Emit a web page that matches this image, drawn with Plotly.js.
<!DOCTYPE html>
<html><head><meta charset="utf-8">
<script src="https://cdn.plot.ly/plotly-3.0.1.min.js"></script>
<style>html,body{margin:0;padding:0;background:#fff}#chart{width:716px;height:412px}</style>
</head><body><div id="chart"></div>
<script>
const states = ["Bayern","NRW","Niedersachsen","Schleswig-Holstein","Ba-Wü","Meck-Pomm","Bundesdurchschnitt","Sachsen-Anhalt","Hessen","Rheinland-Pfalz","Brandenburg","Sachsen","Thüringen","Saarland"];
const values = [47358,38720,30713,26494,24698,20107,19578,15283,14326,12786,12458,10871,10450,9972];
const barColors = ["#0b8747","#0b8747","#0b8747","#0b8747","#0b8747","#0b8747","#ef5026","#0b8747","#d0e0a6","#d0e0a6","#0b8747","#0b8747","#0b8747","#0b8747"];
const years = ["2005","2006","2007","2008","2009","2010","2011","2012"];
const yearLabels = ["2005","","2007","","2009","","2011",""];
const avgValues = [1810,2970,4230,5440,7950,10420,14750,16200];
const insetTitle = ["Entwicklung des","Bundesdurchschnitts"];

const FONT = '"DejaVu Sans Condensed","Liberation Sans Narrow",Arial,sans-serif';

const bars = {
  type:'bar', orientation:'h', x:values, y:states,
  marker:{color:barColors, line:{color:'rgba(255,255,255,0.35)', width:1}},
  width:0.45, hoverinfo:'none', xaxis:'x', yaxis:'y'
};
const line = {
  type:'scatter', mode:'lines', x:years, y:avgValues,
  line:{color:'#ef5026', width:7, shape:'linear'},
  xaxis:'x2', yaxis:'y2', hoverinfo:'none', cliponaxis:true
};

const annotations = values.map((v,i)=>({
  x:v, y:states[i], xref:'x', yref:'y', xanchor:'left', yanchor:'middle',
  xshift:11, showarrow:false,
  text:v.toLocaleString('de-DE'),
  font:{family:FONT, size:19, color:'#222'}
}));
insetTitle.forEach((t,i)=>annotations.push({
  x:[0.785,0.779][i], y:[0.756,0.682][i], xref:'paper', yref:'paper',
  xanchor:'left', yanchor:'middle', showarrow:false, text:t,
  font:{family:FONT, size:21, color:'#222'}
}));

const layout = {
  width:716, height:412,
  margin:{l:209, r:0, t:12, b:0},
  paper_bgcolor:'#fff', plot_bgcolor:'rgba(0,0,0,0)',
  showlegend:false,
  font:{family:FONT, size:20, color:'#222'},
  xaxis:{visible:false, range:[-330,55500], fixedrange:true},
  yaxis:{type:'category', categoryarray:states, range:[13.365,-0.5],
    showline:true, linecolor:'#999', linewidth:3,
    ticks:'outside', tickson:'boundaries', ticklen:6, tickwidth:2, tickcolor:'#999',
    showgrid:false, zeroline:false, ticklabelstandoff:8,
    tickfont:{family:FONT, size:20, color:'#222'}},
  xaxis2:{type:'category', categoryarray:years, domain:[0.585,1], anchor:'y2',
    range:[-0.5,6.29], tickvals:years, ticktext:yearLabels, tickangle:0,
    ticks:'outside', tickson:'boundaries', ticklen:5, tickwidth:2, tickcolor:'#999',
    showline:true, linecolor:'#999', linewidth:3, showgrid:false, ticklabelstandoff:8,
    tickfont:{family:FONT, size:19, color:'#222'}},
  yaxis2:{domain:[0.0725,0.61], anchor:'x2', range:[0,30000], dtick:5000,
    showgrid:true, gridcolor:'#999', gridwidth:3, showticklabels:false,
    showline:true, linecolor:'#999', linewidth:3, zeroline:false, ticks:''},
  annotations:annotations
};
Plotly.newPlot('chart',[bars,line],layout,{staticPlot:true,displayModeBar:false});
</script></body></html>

+++

§ WHAT YOU HAVE TO DO:
Copy the data above in full, character for character.

§ RESPONSE FOR THIS EXERCISE:
Emit a web page that matches this image, drawn with Plotly.js.
<!DOCTYPE html>
<html><head><meta charset="utf-8">
<script src="https://cdn.plot.ly/plotly-3.0.1.min.js"></script>
<style>html,body{margin:0;padding:0;background:#fff}#chart{width:716px;height:412px}</style>
</head><body><div id="chart"></div>
<script>
const states = ["Bayern","NRW","Niedersachsen","Schleswig-Holstein","Ba-Wü","Meck-Pomm","Bundesdurchschnitt","Sachsen-Anhalt","Hessen","Rheinland-Pfalz","Brandenburg","Sachsen","Thüringen","Saarland"];
const values = [47358,38720,30713,26494,24698,20107,19578,15283,14326,12786,12458,10871,10450,9972];
const barColors = ["#0b8747","#0b8747","#0b8747","#0b8747","#0b8747","#0b8747","#ef5026","#0b8747","#d0e0a6","#d0e0a6","#0b8747","#0b8747","#0b8747","#0b8747"];
const years = ["2005","2006","2007","2008","2009","2010","2011","2012"];
const yearLabels = ["2005","","2007","","2009","","2011",""];
const avgValues = [1810,2970,4230,5440,7950,10420,14750,16200];
const insetTitle = ["Entwicklung des","Bundesdurchschnitts"];

const FONT = '"DejaVu Sans Condensed","Liberation Sans Narrow",Arial,sans-serif';

const bars = {
  type:'bar', orientation:'h', x:values, y:states,
  marker:{color:barColors, line:{color:'rgba(255,255,255,0.35)', width:1}},
  width:0.45, hoverinfo:'none', xaxis:'x', yaxis:'y'
};
const line = {
  type:'scatter', mode:'lines', x:years, y:avgValues,
  line:{color:'#ef5026', width:7, shape:'linear'},
  xaxis:'x2', yaxis:'y2', hoverinfo:'none', cliponaxis:true
};

const annotations = values.map((v,i)=>({
  x:v, y:states[i], xref:'x', yref:'y', xanchor:'left', yanchor:'middle',
  xshift:11, showarrow:false,
  text:v.toLocaleString('de-DE'),
  font:{family:FONT, size:19, color:'#222'}
}));
insetTitle.forEach((t,i)=>annotations.push({
  x:[0.785,0.779][i], y:[0.756,0.682][i], xref:'paper', yref:'paper',
  xanchor:'left', yanchor:'middle', showarrow:false, text:t,
  font:{family:FONT, size:21, color:'#222'}
}));

const layout = {
  width:716, height:412,
  margin:{l:209, r:0, t:12, b:0},
  paper_bgcolor:'#fff', plot_bgcolor:'rgba(0,0,0,0)',
  showlegend:false,
  font:{family:FONT, size:20, color:'#222'},
  xaxis:{visible:false, range:[-330,55500], fixedrange:true},
  yaxis:{type:'category', categoryarray:states, range:[13.365,-0.5],
    showline:true, linecolor:'#999', linewidth:3,
    ticks:'outside', tickson:'boundaries', ticklen:6, tickwidth:2, tickcolor:'#999',
    showgrid:false, zeroline:false, ticklabelstandoff:8,
    tickfont:{family:FONT, size:20, color:'#222'}},
  xaxis2:{type:'category', categoryarray:years, domain:[0.585,1], anchor:'y2',
    range:[-0.5,6.29], tickvals:years, ticktext:yearLabels, tickangle:0,
    ticks:'outside', tickson:'boundaries', ticklen:5, tickwidth:2, tickcolor:'#999',
    showline:true, linecolor:'#999', linewidth:3, showgrid:false, ticklabelstandoff:8,
    tickfont:{family:FONT, size:19, color:'#222'}},
  yaxis2:{domain:[0.0725,0.61], anchor:'x2', range:[0,30000], dtick:5000,
    showgrid:true, gridcolor:'#999', gridwidth:3, showticklabels:false,
    showline:true, linecolor:'#999', linewidth:3, zeroline:false, ticks:''},
  annotations:annotations
};
Plotly.newPlot('chart',[bars,line],layout,{staticPlot:true,displayModeBar:false});
</script></body></html>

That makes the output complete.